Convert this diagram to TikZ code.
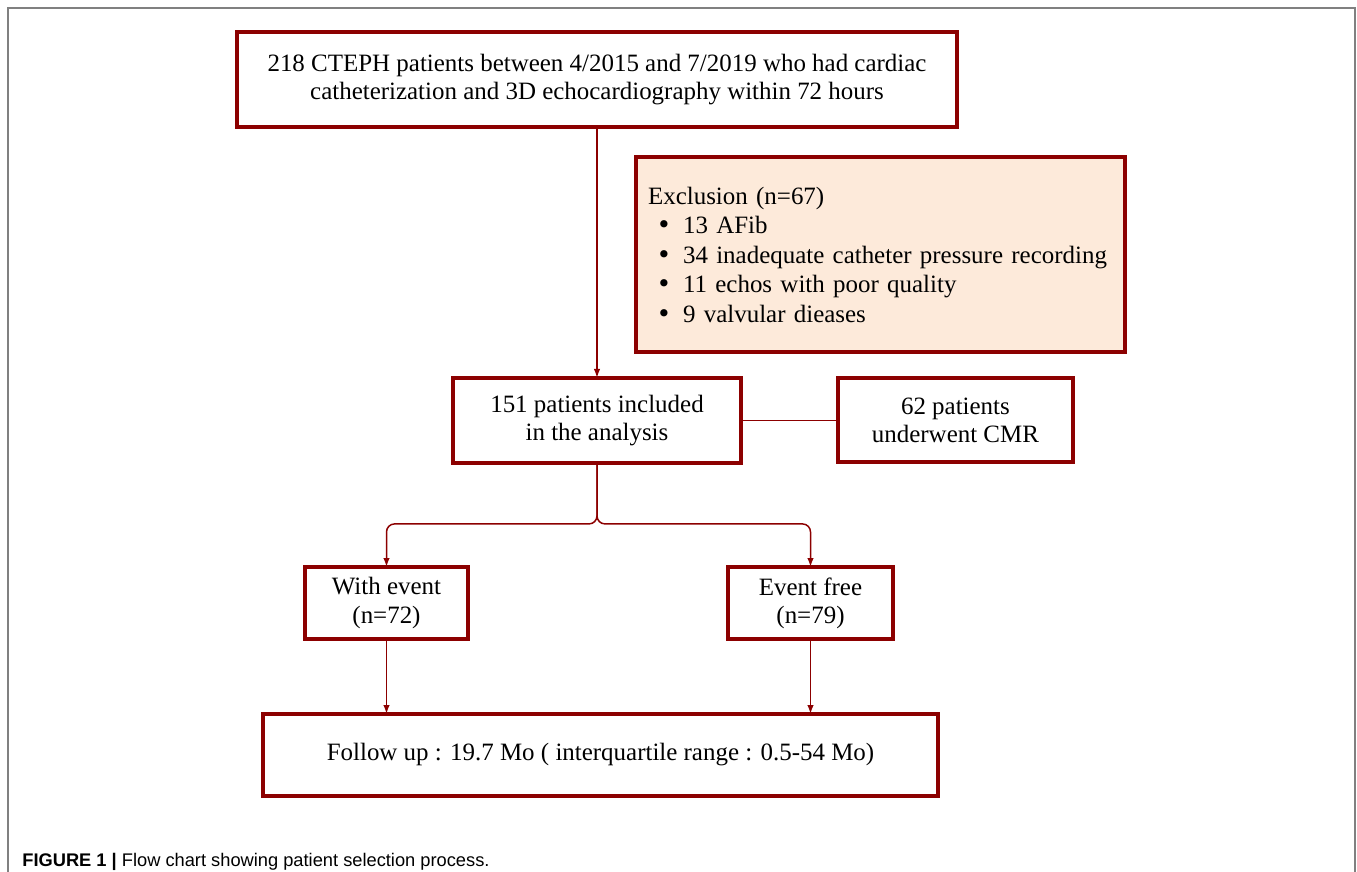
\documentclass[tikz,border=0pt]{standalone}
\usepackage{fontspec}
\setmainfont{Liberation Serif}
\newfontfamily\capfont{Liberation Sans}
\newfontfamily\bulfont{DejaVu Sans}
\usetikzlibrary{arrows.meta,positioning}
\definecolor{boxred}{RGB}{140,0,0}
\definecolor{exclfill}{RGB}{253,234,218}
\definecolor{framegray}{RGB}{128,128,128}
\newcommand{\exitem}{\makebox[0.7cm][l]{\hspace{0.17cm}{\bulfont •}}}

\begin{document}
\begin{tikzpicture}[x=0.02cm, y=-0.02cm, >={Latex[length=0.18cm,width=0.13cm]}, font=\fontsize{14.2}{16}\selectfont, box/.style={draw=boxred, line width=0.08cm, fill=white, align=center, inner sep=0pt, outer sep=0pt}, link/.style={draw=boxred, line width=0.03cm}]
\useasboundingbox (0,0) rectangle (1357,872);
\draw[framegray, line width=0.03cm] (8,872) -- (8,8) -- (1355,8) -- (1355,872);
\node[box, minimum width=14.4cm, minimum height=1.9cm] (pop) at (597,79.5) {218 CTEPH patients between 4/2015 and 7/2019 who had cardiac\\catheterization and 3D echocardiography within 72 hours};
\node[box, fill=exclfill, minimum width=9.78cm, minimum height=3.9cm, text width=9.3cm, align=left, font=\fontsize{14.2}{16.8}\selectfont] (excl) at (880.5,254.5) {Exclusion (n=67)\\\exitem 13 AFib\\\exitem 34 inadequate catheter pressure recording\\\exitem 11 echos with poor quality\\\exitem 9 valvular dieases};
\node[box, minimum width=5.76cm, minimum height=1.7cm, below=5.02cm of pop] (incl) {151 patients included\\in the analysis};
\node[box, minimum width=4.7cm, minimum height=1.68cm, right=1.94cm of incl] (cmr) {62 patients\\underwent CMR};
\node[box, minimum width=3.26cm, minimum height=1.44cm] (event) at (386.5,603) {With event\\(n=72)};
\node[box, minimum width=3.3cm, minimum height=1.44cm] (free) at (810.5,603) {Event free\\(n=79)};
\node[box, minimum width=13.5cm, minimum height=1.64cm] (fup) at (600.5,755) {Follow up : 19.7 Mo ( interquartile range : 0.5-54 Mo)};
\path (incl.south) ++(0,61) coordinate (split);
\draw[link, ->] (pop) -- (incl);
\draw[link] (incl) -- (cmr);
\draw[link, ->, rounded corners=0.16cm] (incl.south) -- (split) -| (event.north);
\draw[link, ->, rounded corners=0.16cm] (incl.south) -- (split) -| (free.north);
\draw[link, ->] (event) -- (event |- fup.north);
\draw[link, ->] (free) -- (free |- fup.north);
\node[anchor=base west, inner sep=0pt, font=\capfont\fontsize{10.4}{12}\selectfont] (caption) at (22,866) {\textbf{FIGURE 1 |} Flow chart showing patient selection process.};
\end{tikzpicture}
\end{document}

+ + + + +

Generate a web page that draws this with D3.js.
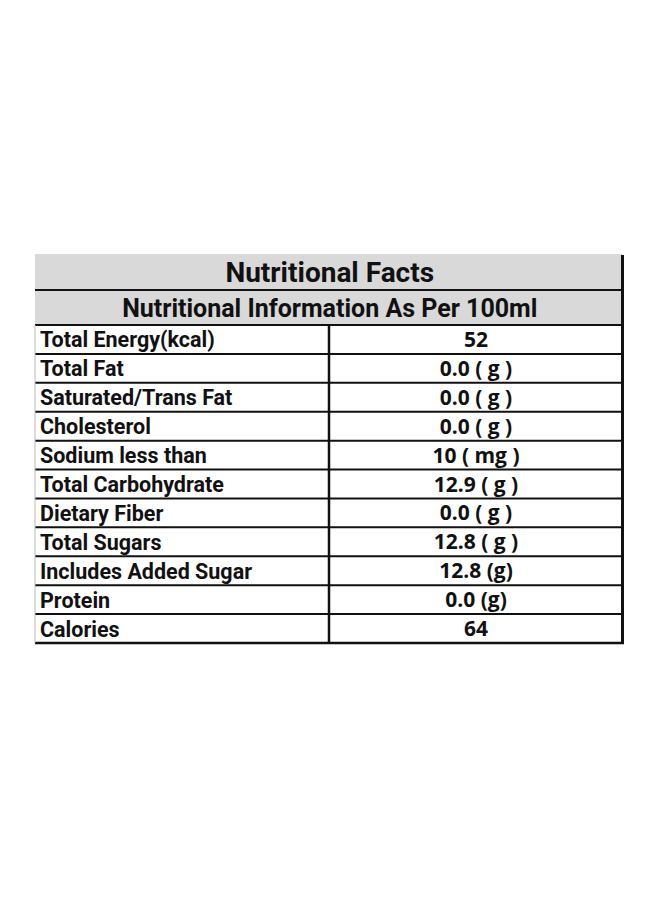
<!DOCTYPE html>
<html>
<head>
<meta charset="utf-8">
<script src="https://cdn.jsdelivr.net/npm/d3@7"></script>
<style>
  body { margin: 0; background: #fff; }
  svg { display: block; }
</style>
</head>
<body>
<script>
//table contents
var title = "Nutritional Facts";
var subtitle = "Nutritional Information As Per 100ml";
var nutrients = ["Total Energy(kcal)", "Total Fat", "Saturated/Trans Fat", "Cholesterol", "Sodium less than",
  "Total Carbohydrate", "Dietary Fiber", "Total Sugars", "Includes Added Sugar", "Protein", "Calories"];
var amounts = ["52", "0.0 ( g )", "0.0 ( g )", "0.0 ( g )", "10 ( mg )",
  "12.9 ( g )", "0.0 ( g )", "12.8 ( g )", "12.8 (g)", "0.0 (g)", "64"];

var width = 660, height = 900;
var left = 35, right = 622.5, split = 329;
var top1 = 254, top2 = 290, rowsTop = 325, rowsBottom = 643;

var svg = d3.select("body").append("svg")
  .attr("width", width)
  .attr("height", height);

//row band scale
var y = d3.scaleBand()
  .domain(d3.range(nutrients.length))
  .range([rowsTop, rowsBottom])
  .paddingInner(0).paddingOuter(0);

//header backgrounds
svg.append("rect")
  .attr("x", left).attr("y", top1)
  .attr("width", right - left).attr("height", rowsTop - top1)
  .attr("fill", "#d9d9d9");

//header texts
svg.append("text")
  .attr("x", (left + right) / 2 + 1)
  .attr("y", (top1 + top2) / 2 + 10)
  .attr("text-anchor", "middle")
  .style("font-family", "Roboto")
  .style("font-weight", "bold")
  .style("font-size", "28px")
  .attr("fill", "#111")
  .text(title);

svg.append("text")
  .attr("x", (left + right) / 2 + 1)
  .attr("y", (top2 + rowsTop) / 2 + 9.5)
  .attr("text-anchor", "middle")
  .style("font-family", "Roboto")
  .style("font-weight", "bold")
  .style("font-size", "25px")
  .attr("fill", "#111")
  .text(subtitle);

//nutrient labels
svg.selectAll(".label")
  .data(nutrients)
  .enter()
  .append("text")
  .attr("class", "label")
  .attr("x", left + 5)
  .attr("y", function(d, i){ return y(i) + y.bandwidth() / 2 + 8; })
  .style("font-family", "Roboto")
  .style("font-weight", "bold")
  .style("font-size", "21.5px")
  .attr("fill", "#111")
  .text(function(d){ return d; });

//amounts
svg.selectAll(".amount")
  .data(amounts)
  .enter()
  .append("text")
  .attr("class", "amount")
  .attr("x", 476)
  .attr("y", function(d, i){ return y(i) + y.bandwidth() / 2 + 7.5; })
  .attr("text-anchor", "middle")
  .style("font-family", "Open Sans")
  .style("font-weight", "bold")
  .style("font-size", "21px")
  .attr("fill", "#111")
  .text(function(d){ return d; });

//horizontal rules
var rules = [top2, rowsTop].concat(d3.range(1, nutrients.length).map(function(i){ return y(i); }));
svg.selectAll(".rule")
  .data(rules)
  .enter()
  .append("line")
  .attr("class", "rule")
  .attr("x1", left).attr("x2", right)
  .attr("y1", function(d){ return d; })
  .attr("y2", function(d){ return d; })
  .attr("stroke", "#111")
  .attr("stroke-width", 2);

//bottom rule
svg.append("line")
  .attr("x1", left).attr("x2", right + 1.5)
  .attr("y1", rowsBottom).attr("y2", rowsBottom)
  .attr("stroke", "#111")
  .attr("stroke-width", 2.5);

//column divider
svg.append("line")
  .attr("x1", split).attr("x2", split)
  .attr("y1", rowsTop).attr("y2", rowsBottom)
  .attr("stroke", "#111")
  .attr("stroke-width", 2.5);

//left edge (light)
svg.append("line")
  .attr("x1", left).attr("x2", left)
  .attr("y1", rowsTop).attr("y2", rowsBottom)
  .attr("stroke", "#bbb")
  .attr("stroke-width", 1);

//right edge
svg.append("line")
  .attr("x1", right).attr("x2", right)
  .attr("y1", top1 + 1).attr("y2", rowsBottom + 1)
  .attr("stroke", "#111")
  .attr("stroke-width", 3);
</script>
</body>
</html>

+ + + + +

WRITTEN PROBLEM => Your task is to report how many lines of the material include the string "this". Give the number and no other words.

THE SOLUTION => 2